Problem description => Which lines contain the word "React"? Return each of them as written.
□ □ □ □ □ □ □
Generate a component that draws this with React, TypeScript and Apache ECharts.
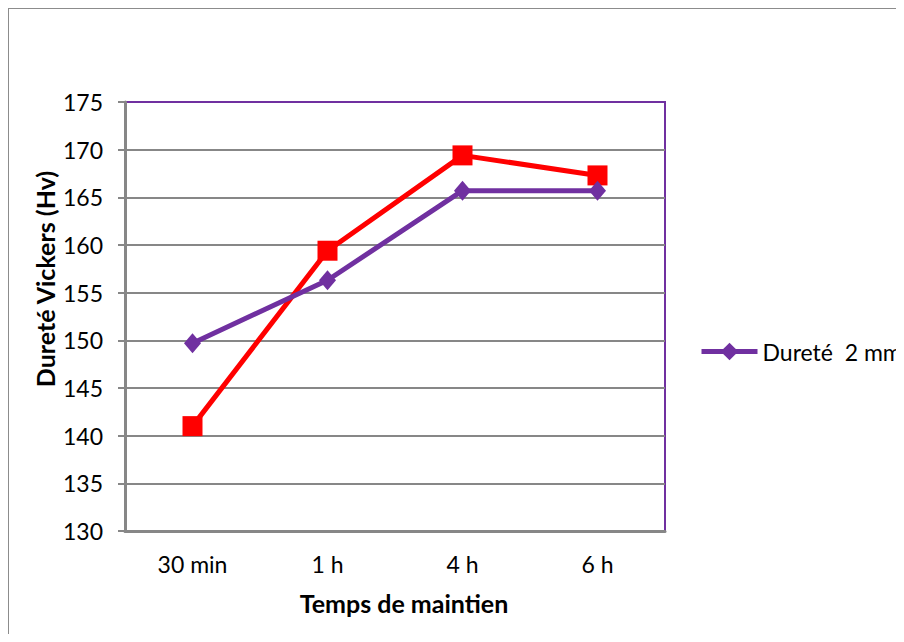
import React, { useEffect, useRef } from "react";
import * as echarts from "echarts";

// Holding times on the x axis
const categories = ["30 min", "1 h", "4 h", "6 h"];
// Vickers hardness (Hv) for the two series
const hardness2mm = [149.7, 156.3, 165.7, 165.7];
const hardnessOther = [141.0, 159.4, 169.4, 167.3];
// Value axis range
const yMin = 130;
const yMax = 175;
const yStep = 5;

const FONT = "Lato, 'Noto Sans', sans-serif";
const GRAY = "#878787";
const PURPLE = "#7030a0";
const RED = "#ff0000";

export default function App() {
  const ref = useRef<HTMLDivElement>(null);

  useEffect(() => {
    if (!ref.current) return;
    const chart = echarts.init(ref.current, undefined, { renderer: "svg" });

    const splitColors: string[] = [];
    for (let v = yMin; v <= yMax; v += yStep) {
      splitColors.push(v === yMax ? PURPLE : GRAY);
    }

    chart.setOption({
      animation: false,
      backgroundColor: "#ffffff",
      grid: {
        left: 116,
        top: 93,
        width: 540,
        height: 429,
        show: true,
        borderColor: PURPLE,
        borderWidth: 2,
        backgroundColor: "transparent",
      },
      legend: {
        show: true,
        data: ["Dureté  2 mm"],
        left: 690,
        top: 331,
        padding: 0,
        itemWidth: 56,
        itemHeight: 22,
        itemGap: 4,
        lineStyle: { width: 5 },
        textStyle: { fontFamily: FONT, fontSize: 23, color: "#000" },
      },
      xAxis: {
        type: "category",
        data: categories,
        boundaryGap: true,
        axisLine: { show: true, lineStyle: { color: GRAY, width: 3 } },
        axisTick: { show: false },
        axisLabel: {
          fontFamily: FONT,
          fontSize: 23,
          color: "#000",
          margin: 21,
        },
        splitLine: { show: false },
      },
      yAxis: {
        type: "value",
        min: yMin,
        max: yMax,
        interval: yStep,
        axisLine: { show: true, lineStyle: { color: GRAY, width: 3 } },
        axisTick: {
          show: true,
          inside: false,
          length: 7,
          lineStyle: { color: GRAY, width: 2 },
        },
        axisLabel: {
          fontFamily: FONT,
          fontSize: 23,
          color: "#000",
          margin: 22,
        },
        splitLine: {
          show: true,
          lineStyle: { color: splitColors, width: 2 },
        },
      },
      graphic: [
        {
          type: "text",
          x: 36,
          y: 270,
          rotation: Math.PI / 2,
          style: {
            text: "Dureté Vickers (Hv)",
            fontFamily: FONT,
            fontSize: 25,
            fontWeight: "bold",
            fill: "#000",
            align: "center",
            verticalAlign: "middle",
          },
        },
        {
          type: "text",
          x: 395,
          y: 594,
          style: {
            text: "Temps de maintien",
            fontFamily: FONT,
            fontSize: 25,
            fontWeight: "bold",
            fill: "#000",
            align: "center",
            verticalAlign: "middle",
          },
        },
      ],
      series: [
        {
          name: "Dureté  4 mm",
          type: "line",
          data: hardnessOther,
          symbol: "rect",
          symbolSize: 20,
          lineStyle: { color: RED, width: 5 },
          itemStyle: { color: RED },
          z: 3,
        },
        {
          name: "Dureté  2 mm",
          type: "line",
          data: hardness2mm,
          symbol: "diamond",
          symbolSize: [17, 20],
          lineStyle: { color: PURPLE, width: 5 },
          itemStyle: { color: PURPLE },
          z: 4,
        },
      ],
    });

    return () => chart.dispose();
  }, []);

  return (
    <div
      style={{
        width: 896,
        height: 634,
        marginBottom: -8,
        borderTop: "1px solid #8c8c8c",
        borderLeft: "1px solid #8c8c8c",
        boxSizing: "border-box",
        overflow: "hidden",
      }}
    >
      <div ref={ref} style={{ width: 895, height: 633 }} />
    </div>
  );
}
□ □ □ □ □ □ □
Written solution =>
Generate a component that draws this with React, TypeScript and Apache ECharts.
import React, { useEffect, useRef } from "react";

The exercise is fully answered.